Değerli Müminler!
İmanımızın hayatımızdaki tezahürü ibadetlerdir. İbadetler; bizleri Rabbimizin rızasına ulaştıran söz ve davranışlardır. Yüce Rabbimizin verdiği nimetlere karşı şükrümüzün ifadesidir.

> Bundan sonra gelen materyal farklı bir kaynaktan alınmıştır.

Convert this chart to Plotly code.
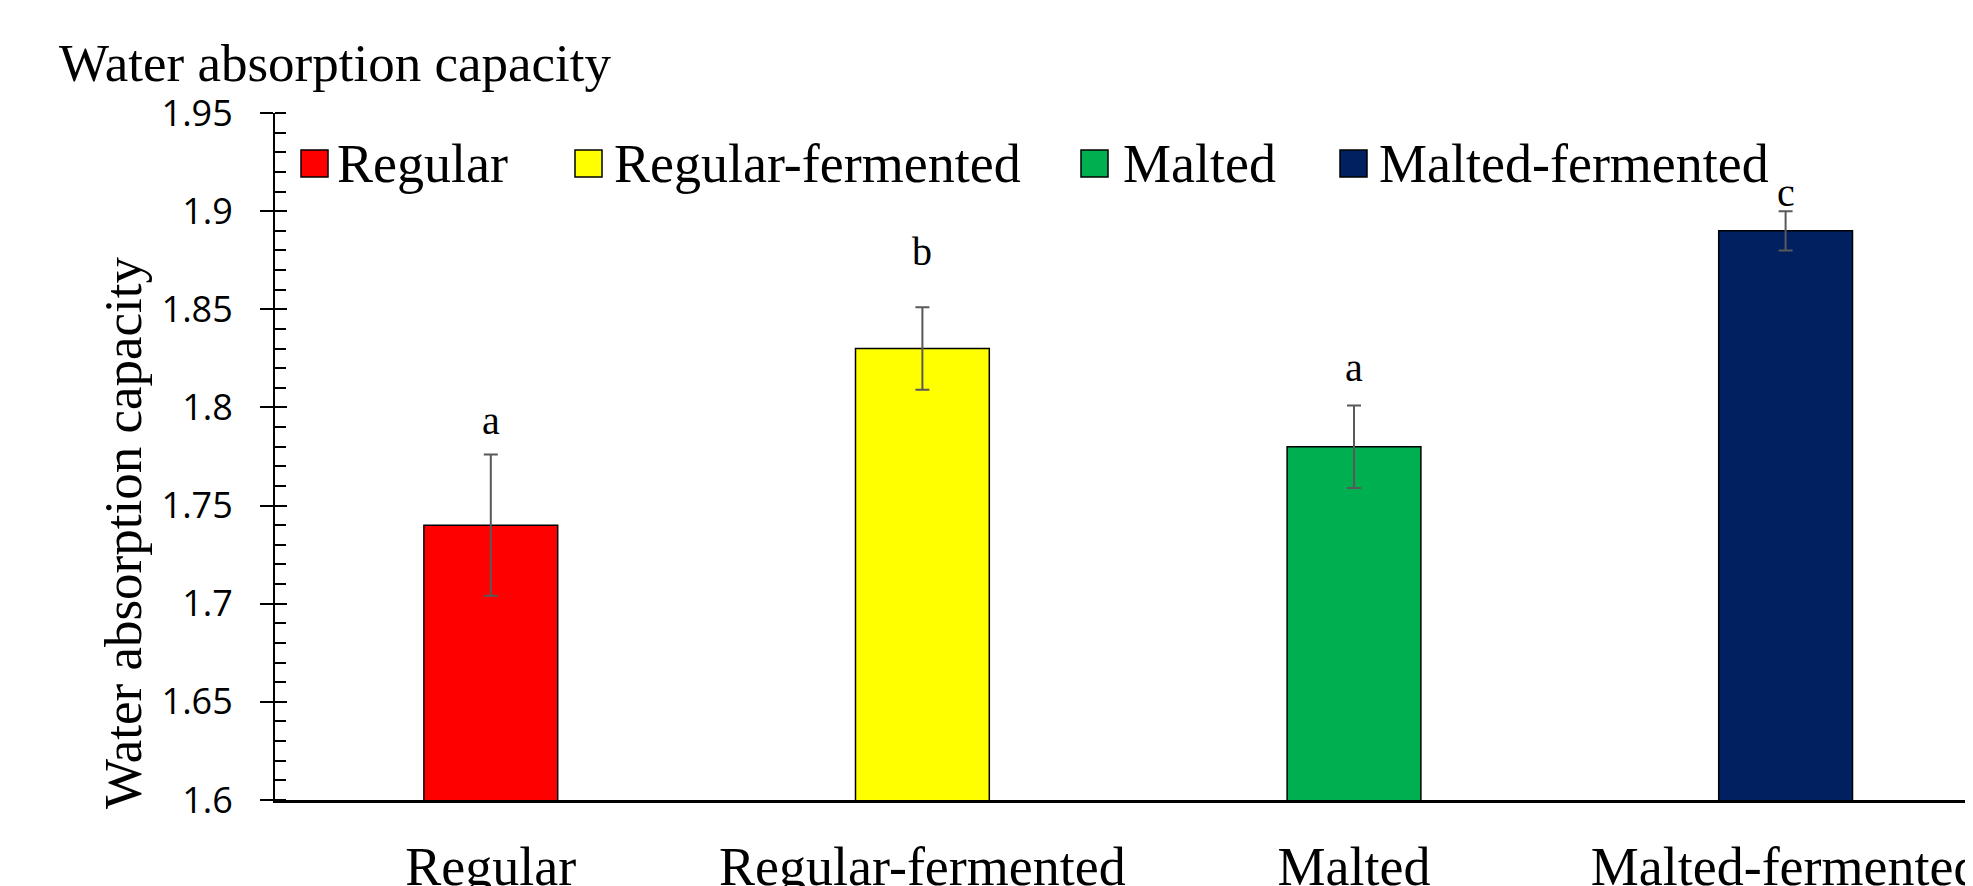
import plotly.graph_objects as go

categories = ["Regular", "Regular-fermented", "Malted", "Malted-fermented"]
values = [1.74, 1.83, 1.78, 1.89]
errors = [0.036, 0.021, 0.021, 0.010]
letters = ["a", "b", "a", "c"]
letter_y = [1.7935, 1.8795, 1.8205, 1.9095]
colors = ["#FF0000", "#FFFF00", "#00B050", "#002060"]
y_ticks = [1.6, 1.65, 1.7, 1.75, 1.8, 1.85, 1.9, 1.95]
y_ticklabels = ["1.6", "1.65", "1.7", "1.75", "1.8", "1.85", "1.9", "1.95"]

SERIF = "Liberation Serif, Times New Roman, serif"

OFF = 8  # page body margin
W, H = 1973, 886
L, R, T, B = 267, 0, 105, 94
pw = W - L - R
ph = H - T - B


def px_x(screen_x):
    return (screen_x - OFF - L) / pw


def px_y(screen_y):
    return (H - B - (screen_y - OFF)) / ph


fig = go.Figure()

for c, v, e, col in zip(categories, values, errors, colors):
    fig.add_trace(go.Bar(
        x=[c], y=[v], width=0.31,
        marker=dict(color=col, line=dict(color="black", width=1.5)),
        error_y=dict(type="data", array=[e], visible=True, color="#595959", thickness=2, width=7),
        showlegend=False,
    ))

# dummy trace for the overlaying tick axis
fig.add_trace(go.Scatter(x=[None], y=[None], yaxis="y2", showlegend=False, hoverinfo="skip"))

legend_text_start = [329, 606, 1115, 1371]
swatch_left = [301, 575, 1081, 1340]
legend_names = ["legend", "legend2", "legend3", "legend4"]
for i, (c, col) in enumerate(zip(categories, colors)):
    fig.add_trace(go.Scatter(
        x=[None], y=[None], mode="markers", name=c,
        marker=dict(symbol="square", size=1, color="rgba(0,0,0,0)"),
        legend=legend_names[i], showlegend=True,
    ))
    fig.add_shape(type="rect", xref="paper", yref="paper",
                  x0=px_x(swatch_left[i]), x1=px_x(swatch_left[i] + 27),
                  y0=px_y(177), y1=px_y(150),
                  fillcolor=col, line=dict(color="black", width=1.5), layer="above")

for c, t, ly in zip(categories, letters, letter_y):
    fig.add_annotation(x=c, y=ly, text=t, showarrow=False,
                       font=dict(family=SERIF, size=40, color="black"),
                       xanchor="center", yanchor="middle")

fig.add_annotation(xref="paper", yref="paper", x=px_x(123), y=px_y(533),
                   text="Water absorption capacity", textangle=-90, showarrow=False,
                   font=dict(family=SERIF, size=53, color="black"),
                   xanchor="center", yanchor="middle")

layout_legends = {}
for i, name in enumerate(legend_names):
    layout_legends[name] = dict(
        x=px_x(legend_text_start[i] - 32), xanchor="left",
        y=px_y(161), yanchor="middle",
        orientation="h", bgcolor="rgba(0,0,0,0)", borderwidth=0,
        font=dict(family=SERIF, size=54, color="black"),
    )

fig.update_layout(
    width=W, height=H,
    margin=dict(l=L, r=R, t=T, b=B, autoexpand=False),
    paper_bgcolor="white", plot_bgcolor="white",
    barmode="overlay",
    title=dict(text="Water absorption capacity", x=51 / W, xanchor="left",
               y=1 - 54 / H, yanchor="middle", xref="container", yref="container",
               font=dict(family=SERIF, size=53, color="black")),
    yaxis2=dict(overlaying="y", side="left", range=[1.6, 1.95], tickvals=y_ticks,
                showticklabels=False, ticks="inside", ticklen=12, tickwidth=2,
                tickcolor="black", showgrid=False, zeroline=False, showline=False),
    **layout_legends,
)

fig.update_xaxes(
    type="category", categoryorder="array", categoryarray=categories,
    range=[-0.5, -0.5 + pw / 431.6],
    showline=True, linecolor="black", linewidth=3,
    ticks="", showgrid=False, zeroline=False,
    tickfont=dict(family=SERIF, size=54, color="black"),
    ticklabelstandoff=17, automargin=False,
)

fig.update_yaxes(
    selector=dict(overlaying=None),
    range=[1.6, 1.95], tickvals=y_ticks, ticktext=y_ticklabels,
    showline=True, linecolor="black", linewidth=2,
    ticks="outside", ticklen=13, tickwidth=2, tickcolor="black",
    minor=dict(dtick=0.01, ticks="inside", ticklen=11, tickwidth=1.5, tickcolor="black"),
    showgrid=False, zeroline=False,
    tickfont=dict(family="Open Sans, sans-serif", size=36, color="black"),
    ticklabelstandoff=20, automargin=False,
)

fig.write_html("out.html")
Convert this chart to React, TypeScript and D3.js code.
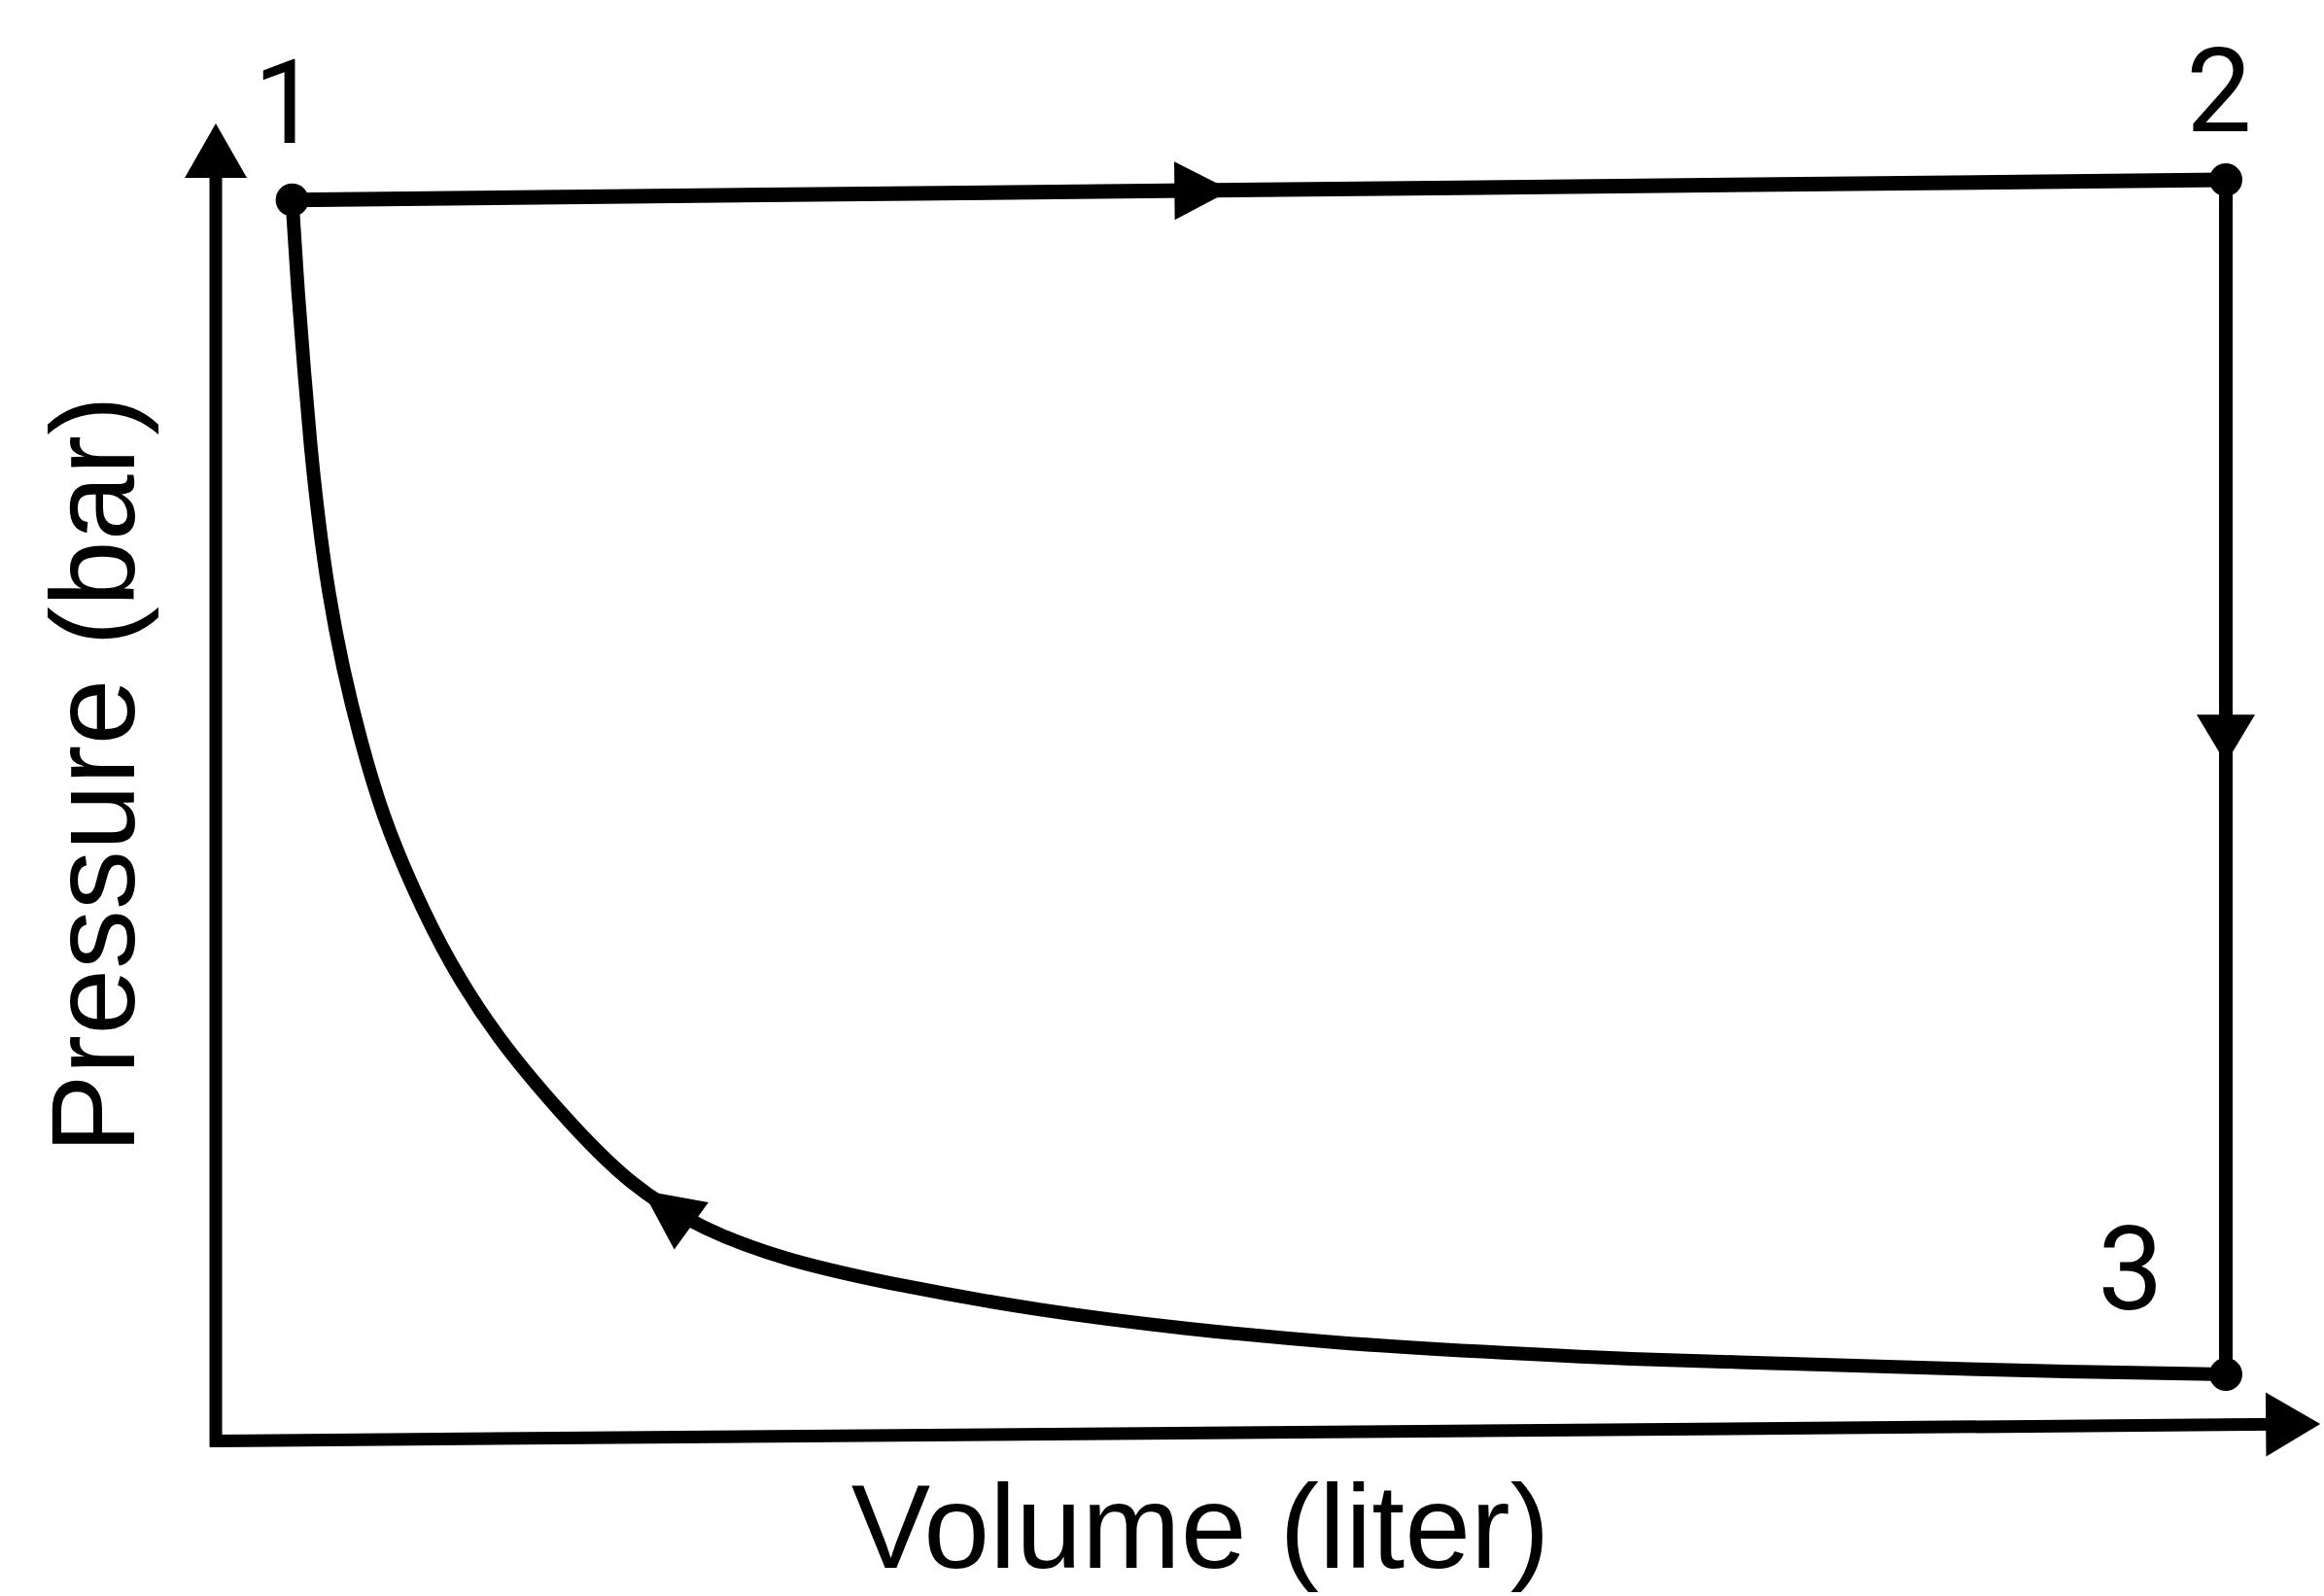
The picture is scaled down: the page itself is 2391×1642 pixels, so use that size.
import React, { useRef, useEffect } from 'react';
import * as d3 from 'd3';

const WIDTH = 2391;
const HEIGHT = 1642;

// cycle corner states (volume, pressure)
const stateLabels = ['1', '2', '3'];
const stateVolume = [0.38, 10.0, 10.0];
const statePressure = [9.84, 10.0, 0.48];

// isothermal branch between state 1 and state 3
const curveVolume = [0.38, 0.41, 0.44, 0.47, 0.51, 0.56, 0.63, 0.72, 0.83, 0.98, 1.16, 1.4, 1.71, 2.06, 2.43, 2.83, 3.42, 4.09, 4.83, 5.57, 6.3, 7.04, 7.78, 8.52, 9.25, 10.0];
const curvePressure = [9.84, 9.07, 8.48, 7.89, 7.3, 6.71, 6.12, 5.53, 4.93, 4.35, 3.76, 3.16, 2.57, 1.98, 1.63, 1.39, 1.18, 0.99, 0.84, 0.73, 0.66, 0.6, 0.57, 0.53, 0.5, 0.48];

// direction arrows: volume of tip on 1->2, pressure of tip on 2->3, volume of tip on 3->1
const arrowOn12 = 5.05;
const arrowOn23 = 5.35;
const arrowOn31 = 2.12;

const xLabel = 'Volume (liter)';
const yLabel = 'Pressure (bar)';

const FONT = '"Liberation Sans", Arial, Helvetica, sans-serif';
const DIGIT_FONT = 'Roboto, "Liberation Sans", Arial, sans-serif';

const App: React.FC = () => {
  const svgRef = useRef<SVGSVGElement>(null);

  useEffect(() => {
    if (!svgRef.current) return;
    const svg = d3.select(svgRef.current);
    svg.selectAll('*').remove();

    const x = d3.scaleLinear().domain([0, 10]).range([222, 2290]);
    const y = d3.scaleLinear().domain([0, 10]).range([1476, 185]);
    const ink = '#000';
    const g = svg.append('g');

    const head = (len: number, hw: number) => `M0,0L${-len},${-hw}L${-len},${hw}Z`;
    const arrow = (px: number, py: number, angle: number, len: number, hw: number) =>
      g.append('path')
        .attr('d', head(len, hw))
        .attr('transform', `translate(${px},${py}) rotate(${angle})`)
        .attr('fill', ink);

    // axes
    const xa0: [number, number] = [x(0), y(-0.05)];
    const xa1: [number, number] = [x(10.47), y(0.085)];
    const xaAng = Math.atan2(xa1[1] - xa0[1], xa1[0] - xa0[0]);
    g.append('line')
      .attr('x1', xa0[0] - 6).attr('y1', xa0[1])
      .attr('x2', xa1[0] - 40 * Math.cos(xaAng)).attr('y2', xa1[1] - 40 * Math.sin(xaAng))
      .attr('stroke', ink).attr('stroke-width', 13);
    arrow(xa1[0], xa1[1], (xaAng * 180) / Math.PI, 56, 33);

    g.append('line')
      .attr('x1', x(0)).attr('y1', y(-0.05) + 6)
      .attr('x2', x(0)).attr('y2', y(10.45) + 40)
      .attr('stroke', ink).attr('stroke-width', 13);
    arrow(x(0), y(10.45), -90, 56, 32);

    const pts = stateVolume.map((v, i) => [x(v), y(statePressure[i])] as [number, number]);

    // 1 -> 2 and 2 -> 3
    g.append('line')
      .attr('x1', pts[0][0]).attr('y1', pts[0][1])
      .attr('x2', pts[1][0]).attr('y2', pts[1][1])
      .attr('stroke', ink).attr('stroke-width', 15);
    g.append('line')
      .attr('x1', pts[1][0]).attr('y1', pts[1][1])
      .attr('x2', pts[2][0]).attr('y2', pts[2][1])
      .attr('stroke', ink).attr('stroke-width', 14);

    // 3 -> 1 curve
    const line = d3.line<number>()
      .x((_, i) => x(curveVolume[i]))
      .y((d) => y(d))
      .curve(d3.curveBasis);
    const curve = g.append('path')
      .attr('d', line(curvePressure) as string)
      .attr('fill', 'none')
      .attr('stroke', ink)
      .attr('stroke-width', 14)
      .attr('stroke-linejoin', 'round');

    // arrows on the cycle
    const a12 = Math.atan2(pts[1][1] - pts[0][1], pts[1][0] - pts[0][0]);
    const t12 = (arrowOn12 - stateVolume[0]) / (stateVolume[1] - stateVolume[0]);
    arrow(
      pts[0][0] + t12 * (pts[1][0] - pts[0][0]),
      pts[0][1] + t12 * (pts[1][1] - pts[0][1]),
      (a12 * 180) / Math.PI, 58, 30
    );
    arrow(x(stateVolume[1]), y(arrowOn23), 90, 50, 30);

    const node = curve.node() as SVGPathElement;
    const total = node.getTotalLength();
    const target = x(arrowOn31);
    let l = 0;
    while (l < total && node.getPointAtLength(l).x < target) l += 1;
    const p = node.getPointAtLength(l);
    const q = node.getPointAtLength(Math.min(total, l + 8));
    const a31 = Math.atan2(p.y - q.y, p.x - q.x);
    arrow(p.x, p.y, (a31 * 180) / Math.PI, 62, 30);

    // state dots
    g.selectAll('circle.state')
      .data(pts)
      .join('circle')
      .attr('class', 'state')
      .attr('cx', (d) => d[0])
      .attr('cy', (d) => d[1])
      .attr('r', 17)
      .attr('fill', ink);

    // state labels
    const labelOffset = [[-6, -59], [-7, -50], [-98, -67]];
    g.selectAll('text.state')
      .data(stateLabels)
      .join('text')
      .attr('class', 'state')
      .attr('x', (_, i) => pts[i][0] + labelOffset[i][0])
      .attr('y', (_, i) => pts[i][1] + labelOffset[i][1])
      .attr('text-anchor', 'middle')
      .attr('font-family', DIGIT_FONT)
      .attr('font-size', 120)
      .attr('fill', ink)
      .text((d) => d);

    // axis titles
    g.append('text')
      .attr('x', 1235)
      .attr('y', 1613)
      .attr('text-anchor', 'middle')
      .attr('font-family', FONT)
      .attr('font-size', 122)
      .attr('fill', ink)
      .text(xLabel);

    g.append('text')
      .attr('transform', `translate(138,797) rotate(-90)`)
      .attr('text-anchor', 'middle')
      .attr('font-family', FONT)
      .attr('font-size', 122)
      .attr('fill', ink)
      .text(yLabel);
  }, []);

  return (
    <svg
      ref={svgRef}
      width={WIDTH}
      height={HEIGHT}
      style={{ position: 'absolute', left: 0, top: 0, background: '#fff' }}
    />
  );
};

export default App;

İbadetlerimiz olmadan, imanımız tam anlamıyla hayatımıza yön veremez. “Benim kalbim temiz!” demekle kalbimiz temiz olmaz. Haftanın bir gününe, yılın bir ayına hapsedilen ibadetler, bizlere dünya ve ve ahiret saadeti getiremez. Yüce Rabbimiz, “Erkek ya da kadın, kim mümin olarak salih amel işlerse, elbette ona huzurlu bir hayat yaşatacağız ve onların mükâfatlarını yaptıklarına karşılık olarak en güzeliyle vereceğiz." buyurmuştur. Geçmiş ve gelecek günahları affedilmiş olmasına rağmen Sevgili Peygamberimiz Hz. Muhammed Mustafa (sas), en zor şartlarda dahi ibadetlerini asla terk etmemiştir.
Aziz Müslümanlar!
İmanımızı kemale erdirecek olan ahlaktır. Ahlak, Peygamber Efendimiz (sas)’in vahiyden sonra bize bıraktığı en büyük mirastır. Ahlak, İslam’ın özüdür. İyi bir insan, erdemli bir toplumun olmazsa olmazıdır. Ahlak; şefkat ve merhamet, doğruluk ve dürüstlük, adalet ve yardımseverlik gibi güzel hasletleri hayatımıza hâkim kılmaktır. Kin ve nefret, haset ve ihtiras, israf ve cimrilik gibi kötü davranışlardan arınmaktır. Kul ve kamu hakkından sakınmaktır.
Kıymetli Kardeşlerim!
İmanımız, hayatımıza anlam katsın. İbadetlerimiz, kimliğimizi inşa etsin. Ahlakımız, bütün davranışlarımıza yön versin. İşte o zaman elimiz haramdan, gözümüz günahtan, dilimiz yalandan uzak kalacaktır. Ailemiz, huzur ve mutluluğun yuvası olacaktır. Komşuluğumuz, güven ve muhabbetle devam edecektir. Ticaretimiz helal, kazancımız bereketli olacaktır. Yeryüzündeki bütün mazlum ve mağdurların yüzü gülecek; dünyamız, barış ve esenlik yurdu olmaya devam edecektir.
Hutbemi Peygamber Efendimiz (sas)’in şu duasıyla bitiriyorum: “Allah’ım! Senden güzel ahlakla süslenmiş sağlam bir iman ve ebedi kurtuluşa ulaştıracak ameller istiyorum.”